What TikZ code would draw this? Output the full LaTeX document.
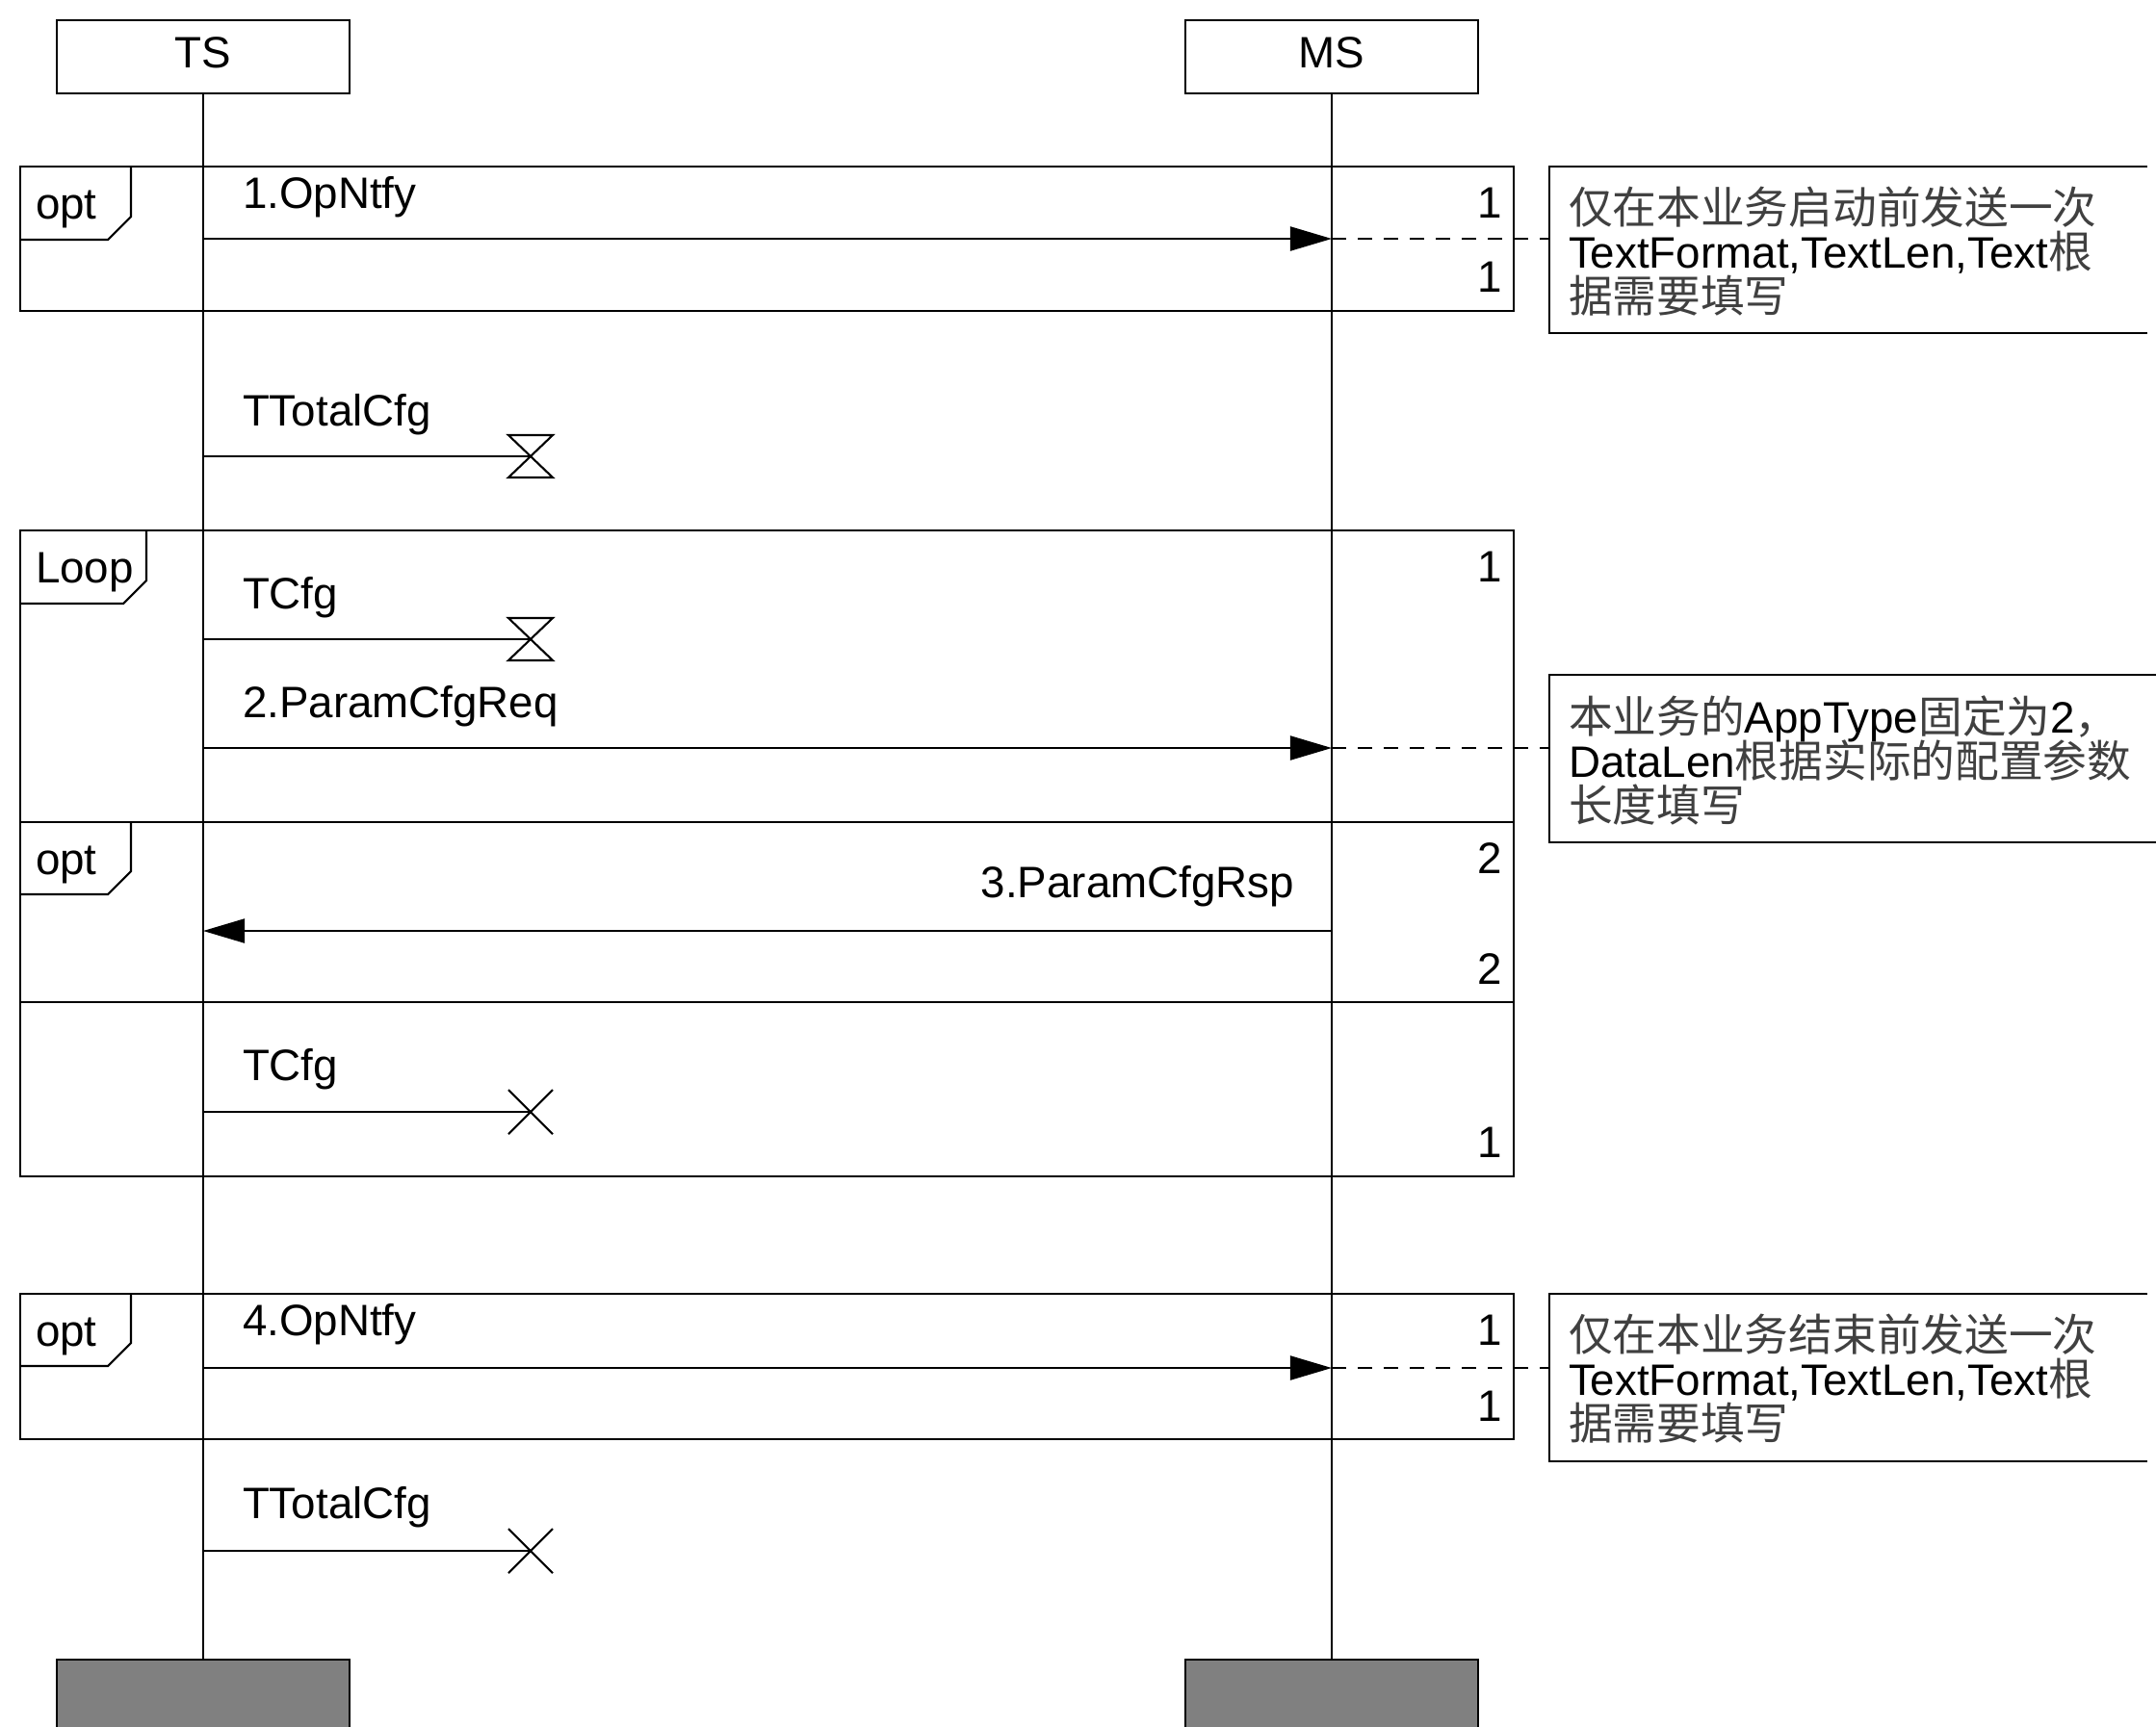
\documentclass[tikz,border=0pt]{standalone}
\usepackage{fontspec}
\setmainfont{Liberation Sans}
\newfontfamily\cjk{Noto Sans CJK SC}
\usepackage{tikz}
\usetikzlibrary{arrows.meta}
\newcommand{\zh}[1]{{\cjk\color{black!75}#1}}

\begin{document}
\begin{tikzpicture}[x=0.01cm, y=-0.01cm, line width=0.6pt,
	every node/.style = {font=\fontsize{13}{13.1}\selectfont, inner sep=0pt},
	obj/.style = {draw, minimum width=3.04cm, minimum height=0.76cm, text depth=0.08cm},
	objend/.style = {draw, fill=black!50, minimum width=3.04cm, minimum height=0.8cm},
	msg/.style = {-{Triangle[length=4.3mm, width=2.5mm]}},
	lbl/.style = {anchor=base west},
	num/.style = {anchor=base east},
	note/.style = {anchor=west, align=left, font={\fontsize{13}{13.1}\selectfont\lineskiplimit-20pt}},
	link/.style = {dash pattern=on 1.5mm off 1.2mm},
	tstart/.pic = {\draw (-23,-22) -- (23,-22) -- (-23,22) -- (23,22) -- cycle;},
	tstop/.pic = {\draw (-23,-23) -- (23,23) (-23,23) -- (23,-23);}]
	\useasboundingbox (0,0) rectangle (2239,1793);

	\node[obj] (ts) at (211,59) {TS};
	\node[obj] (ms) at (1383,59) {MS};
	\node[objend] (tsend) at (211,1764) {};
	\node[objend] (msend) at (1383,1764) {};
	\draw (ts) -- (tsend);
	\draw (ms) -- (msend);

	\draw (21,173) rectangle (1572,323);
	\draw (136,173) -- (136,225) -- (112,249) -- (21,249);
	\node[lbl] (f1) at (36,227) {opt};
	\draw (21,551) rectangle (1572,1222);
	\draw (152,551) -- (152,603) -- (128,627) -- (21,627);
	\node[lbl] (f2) at (36,605) {Loop};
	\draw (21,854) rectangle (1572,1041);
	\draw (136,854) -- (136,905) -- (112,929) -- (21,929);
	\node[lbl] (f3) at (36,908) {opt};
	\draw (21,1344) rectangle (1572,1495);
	\draw (136,1344) -- (136,1395) -- (112,1419) -- (21,1419);
	\node[lbl] (f4) at (36,1398) {opt};

	\node[num] (k1) at (1561,226) {1};
	\node[num] (k2) at (1561,303) {1};
	\node[num] (k3) at (1561,604) {1};
	\node[num] (k4) at (1561,907) {2};
	\node[num] (k5) at (1561,1022) {2};
	\node[num] (k6) at (1561,1202) {1};
	\node[num] (k7) at (1561,1397) {1};
	\node[num] (k8) at (1561,1476) {1};

	\coordinate (a1) at (211,248);
	\coordinate (b1) at (1383,248);
	\coordinate (c1) at (1609,248);
	\node[lbl] (m1) at (251,216) {1.OpNtfy};
	\draw[msg] (a1) -- (b1);
	\draw[link] (b1) -- (c1);

	\coordinate (a2) at (211,474);
	\coordinate (t2) at (551,474);
	\node[lbl] (m2) at (251,442) {TTotalCfg};
	\draw (a2) -- (t2);
	\pic at (t2) {tstart};

	\coordinate (a3) at (211,664);
	\coordinate (t3) at (551,664);
	\node[lbl] (m3) at (251,632) {TCfg};
	\draw (a3) -- (t3);
	\pic at (t3) {tstart};

	\coordinate (a4) at (211,777);
	\coordinate (b4) at (1383,777);
	\coordinate (c4) at (1609,777);
	\node[lbl] (m4) at (251,745) {2.ParamCfgReq};
	\draw[msg] (a4) -- (b4);
	\draw[link] (b4) -- (c4);

	\coordinate (a5) at (211,967);
	\coordinate (b5) at (1383,967);
	\node[anchor=base east] (m5) at (1345,932) {3.ParamCfgRsp};
	\draw[msg] (b5) -- (a5);

	\coordinate (a6) at (211,1155);
	\coordinate (t6) at (551,1155);
	\node[lbl] (m6) at (251,1122) {TCfg};
	\draw (a6) -- (t6);
	\pic at (t6) {tstop};

	\coordinate (a7) at (211,1421);
	\coordinate (b7) at (1383,1421);
	\coordinate (c7) at (1609,1421);
	\node[lbl] (m7) at (251,1387) {4.OpNtfy};
	\draw[msg] (a7) -- (b7);
	\draw[link] (b7) -- (c7);

	\coordinate (a8) at (211,1611);
	\coordinate (t8) at (551,1611);
	\node[lbl] (m8) at (251,1577) {TTotalCfg};
	\draw (a8) -- (t8);
	\pic at (t8) {tstop};

	\draw (2230,173) -| (1609,346) -- (2230,346);
	\node[note] (n1) at (1628,261) {\zh{仅在本业务启动前发送一次}\\TextFormat,TextLen,Text\zh{根}\\\zh{据需要填写}};
	\draw (2239,701) -| (1609,875) -- (2239,875);
	\node[note] (n2) at (1628,790) {\zh{本业务的}AppType\zh{固定为}2\zh{，}\\DataLen\zh{根据实际的配置参数}\\\zh{长度填写}};
	\draw (2230,1344) -| (1609,1518) -- (2230,1518);
	\node[note] (n3) at (1628,1432) {\zh{仅在本业务结束前发送一次}\\TextFormat,TextLen,Text\zh{根}\\\zh{据需要填写}};
\end{tikzpicture}
\end{document}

● GOAL
Set the lines above down again, word for word, from the first through the one containing "(ms) -- (msend);"; pictures excluded.

● TASK OUTPUT
What TikZ code would draw this? Output the full LaTeX document.
\documentclass[tikz,border=0pt]{standalone}
\usepackage{fontspec}
\setmainfont{Liberation Sans}
\newfontfamily\cjk{Noto Sans CJK SC}
\usepackage{tikz}
\usetikzlibrary{arrows.meta}
\newcommand{\zh}[1]{{\cjk\color{black!75}#1}}

\begin{document}
\begin{tikzpicture}[x=0.01cm, y=-0.01cm, line width=0.6pt,
	every node/.style = {font=\fontsize{13}{13.1}\selectfont, inner sep=0pt},
	obj/.style = {draw, minimum width=3.04cm, minimum height=0.76cm, text depth=0.08cm},
	objend/.style = {draw, fill=black!50, minimum width=3.04cm, minimum height=0.8cm},
	msg/.style = {-{Triangle[length=4.3mm, width=2.5mm]}},
	lbl/.style = {anchor=base west},
	num/.style = {anchor=base east},
	note/.style = {anchor=west, align=left, font={\fontsize{13}{13.1}\selectfont\lineskiplimit-20pt}},
	link/.style = {dash pattern=on 1.5mm off 1.2mm},
	tstart/.pic = {\draw (-23,-22) -- (23,-22) -- (-23,22) -- (23,22) -- cycle;},
	tstop/.pic = {\draw (-23,-23) -- (23,23) (-23,23) -- (23,-23);}]
	\useasboundingbox (0,0) rectangle (2239,1793);

	\node[obj] (ts) at (211,59) {TS};
	\node[obj] (ms) at (1383,59) {MS};
	\node[objend] (tsend) at (211,1764) {};
	\node[objend] (msend) at (1383,1764) {};
	\draw (ts) -- (tsend);
	\draw (ms) -- (msend);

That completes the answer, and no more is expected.